Patient Education/ Common Dental Procedures/ Removable Dentures

Tooth Extractions

It is removal of tooth from the mouth due to one or many reasons.

Reasons for extracting teeth:

  • Tooth that is too badly damaged, from trauma or decay, to be repaired.
  • To prepare the mouth for alignment of teeth (orthodontics).
  • Infection- If tooth decay or damage extends to the pulp.
  • Risk of infection- If your immune system is compromised (for example, if you are receiving radiation or are having an organ transplant)
  • Gum disease- Infection of the tissues and bones that surround and support the teeth that have caused loosening of the teeth

What to expect with tooth extraction

  • Dentists and oral surgeons (dentists with special training to perform surgery) perform tooth extractions under an injection of a local anaesthetic (or pain medicine) to numb the area.
  • Once the tooth has been extracted, a blood clot usually forms in the socket. The dentist will pack a gauze pad into the socket and get you to bite down on it to help stop the bleeding.
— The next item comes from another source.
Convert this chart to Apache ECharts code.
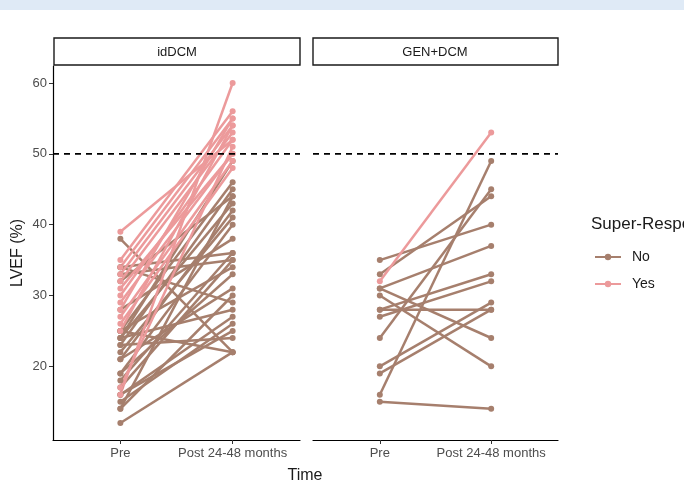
<!DOCTYPE html>
<html>
<head>
<meta charset="utf-8">
<script src="https://cdn.jsdelivr.net/npm/echarts@6/dist/echarts.min.js"></script>
<style>html,body{margin:0;padding:0;background:#fff;}#c{width:684px;height:483px;}</style>
</head>
<body>
<div id="c"></div>
<script>
// ---- data ----
const facets = ['idDCM', 'GEN+DCM'];
const timeLabels = ['Pre', 'Post 24-48 months'];
const groups = ['No', 'Yes'];
const yTicks = [20, 30, 40, 50, 60];
const threshold = 50;

// idDCM, Super-Response = No
const idNoPre  = [38, 34, 34, 32, 28, 25, 25, 25, 24, 24, 23, 23, 22, 21, 21, 19, 19, 24, 17, 16, 15, 14, 14, 12, 18, 16, 33];
const idNoPost = [22, 36, 29, 44, 38, 46, 34, 22, 43, 28, 45, 24, 41, 42, 31, 40, 33, 49, 35, 25, 26, 30, 44, 22, 36, 27, 35];
// idDCM, Super-Response = Yes
const idYesPre  = [39, 35, 34, 33, 32, 31, 30, 29, 28, 27, 26, 25, 16, 17];
const idYesPost = [52, 56, 55, 54, 53, 50, 52, 50, 55, 49, 48, 54, 60, 51];
// GEN+DCM, Super-Response = No
const genNoPre  = [35, 33, 31, 30, 28, 28, 27, 31, 24, 16, 20, 19, 15];
const genNoPost = [40, 44, 24, 20, 33, 28, 32, 37, 45, 49, 29, 28, 14];
// GEN+DCM, Super-Response = Yes
const genYesPre  = [32];
const genYesPost = [53];

const colors = { No: '#A67F6D', Yes: '#EC9A9B' };

// ---- build ----
const series = [];
function addLines(pre, post, group, gi) {
  pre.forEach((v, i) => {
    series.push({
      type: 'line', name: group, xAxisIndex: gi, yAxisIndex: gi,
      data: [[1, v], [2, post[i]]],
      symbol: 'circle', symbolSize: 6, showSymbol: true,
      lineStyle: { width: 2.5, color: colors[group] },
      itemStyle: { color: colors[group] },
      emphasis: { disabled: true }, animation: false, z: 2
    });
  });
}
addLines(idNoPre, idNoPost, 'No', 0);
addLines(idYesPre, idYesPost, 'Yes', 0);
addLines(genNoPre, genNoPost, 'No', 1);
addLines(genYesPre, genYesPost, 'Yes', 1);
[0, 1].forEach(gi => {
  series.push({
    type: 'line', name: 'hline' + gi, xAxisIndex: gi, yAxisIndex: gi,
    data: [[0.4, threshold], [2.6, threshold]], symbol: 'none',
    lineStyle: { type: [6, 5], width: 1.6, color: '#000' },
    emphasis: { disabled: true }, animation: false, z: 5, silent: true
  });
});

const grids = [
  { left: 53, top: 66, width: 247, height: 374 },
  { left: 313, top: 66, width: 245, height: 374 }
];
const xAxes = grids.map((g, i) => ({
  type: 'value', gridIndex: i, min: 0.4, max: 2.6,
  axisLine: { show: true, onZero: false, lineStyle: { color: '#000', width: 1.2 } },
  axisTick: { show: true, customValues: [1, 2], length: 4, lineStyle: { color: '#333' } },
  axisLabel: { customValues: [1, 2], formatter: v => timeLabels[Math.round(v) - 1], color: '#4d4d4d', fontSize: 13, fontFamily: 'Liberation Sans, Arial', margin: 7 },
  splitLine: { show: false }
}));
const yAxes = grids.map((g, i) => ({
  type: 'value', gridIndex: i, min: 9.6, max: 62.4,
  axisLine: { show: i === 0, onZero: false, lineStyle: { color: '#000', width: 1.2 } },
  axisTick: { show: i === 0, customValues: yTicks, length: 4, lineStyle: { color: '#333' } },
  axisLabel: { show: i === 0, customValues: yTicks, color: '#4d4d4d', fontSize: 13, fontFamily: 'Liberation Sans, Arial', margin: 6 },
  splitLine: { show: false }
}));

const chart = echarts.init(document.getElementById('c'), null, { renderer: 'canvas' });
chart.setOption({
  animation: false,
  backgroundColor: '#fff',
  grid: grids,
  xAxis: xAxes,
  yAxis: yAxes,
  legend: {
    data: groups, orient: 'vertical', left: 589, top: 245, itemGap: 13,
    itemWidth: 26, itemHeight: 8,
    textStyle: { fontSize: 14, color: '#1a1a1a', fontFamily: 'Liberation Sans, Arial', padding: [0, 0, 0, 6] },
    selectedMode: false
  },
  graphic: [
    { type: 'rect', left: 0, top: 0, shape: { width: 684, height: 10 }, style: { fill: '#dfeaf6' }, silent: true },
    { type: 'rect', shape: { x: 54, y: 38, width: 246, height: 27 }, style: { fill: '#fff', stroke: '#1a1a1a', lineWidth: 1.4 } },
    { type: 'text', style: { x: 177, y: 52, text: facets[0], align: 'center', verticalAlign: 'middle', fontSize: 13, fill: '#1a1a1a', fontFamily: 'Liberation Sans, Arial' } },
    { type: 'rect', shape: { x: 313, y: 38, width: 245, height: 27 }, style: { fill: '#fff', stroke: '#1a1a1a', lineWidth: 1.4 } },
    { type: 'text', style: { x: 435, y: 52, text: facets[1], align: 'center', verticalAlign: 'middle', fontSize: 13, fill: '#1a1a1a', fontFamily: 'Liberation Sans, Arial' } },
    { type: 'text', style: { x: 591, y: 224, text: 'Super-Response', verticalAlign: 'middle', fontSize: 17, fill: '#1a1a1a', fontFamily: 'Liberation Sans, Arial' } },
    { type: 'text', style: { x: 305, y: 476, text: 'Time', align: 'center', verticalAlign: 'middle', fontSize: 16, fill: '#1a1a1a', fontFamily: 'Liberation Sans, Arial' } },
    { type: 'text', rotation: Math.PI / 2, x: 18, y: 253, style: { x: 0, y: 0, text: 'LVEF (%)', align: 'center', verticalAlign: 'middle', fontSize: 16, fill: '#1a1a1a', fontFamily: 'Liberation Sans, Arial' } }
  ],
  series: series
});
</script>
</body>
</html>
Sometimes the dentist will place a few stitches, usually self-dissolving, to close the gum edges over the extraction site.

Post Extraction care:

  • Recovery typically takes a few days.
  • Take painkillers as prescribed or over the counter products suggested by your dentist - such as ibuprofen, diclofenac or paracetamol. Antibiotics might be prescribed in infected cases.
  • Bite firmly but gently on the gauze pad to reduce bleeding and allow a clot to form in the tooth socket for half hour after the extraction.
  • Apply an ice bag to the affected area immediately after the procedure to keep down bleeding and swelling. Apply ice for 10 minutes at a time.
  • Relax for at least 24 hours after the extraction. Limit activity for the next day or two.
  • Avoid rinsing or spitting for six hours after the extraction to avoid dislodging the clot that forms in the socket.
  • After six hours, gently rinse your mouth with a solution made of half a teaspoon of salt in a glass of warm water.
  • Do not drink from a straw for the first 24 hours.
  • Do not smoke, as it can inhibit healing.
  • Eat cold and softer foods (such as icecream, milkshakes, yoghurt,etc) the day after the extraction. Gradually add solid foods to your diet as the extraction site heals.
  • When lying down, prop your head up with pillows. Lying flat may prolong bleeding.
  • Continue to brush and floss your teeth, and brush your tongue, but avoid the extraction site. Doing so will help prevent infection.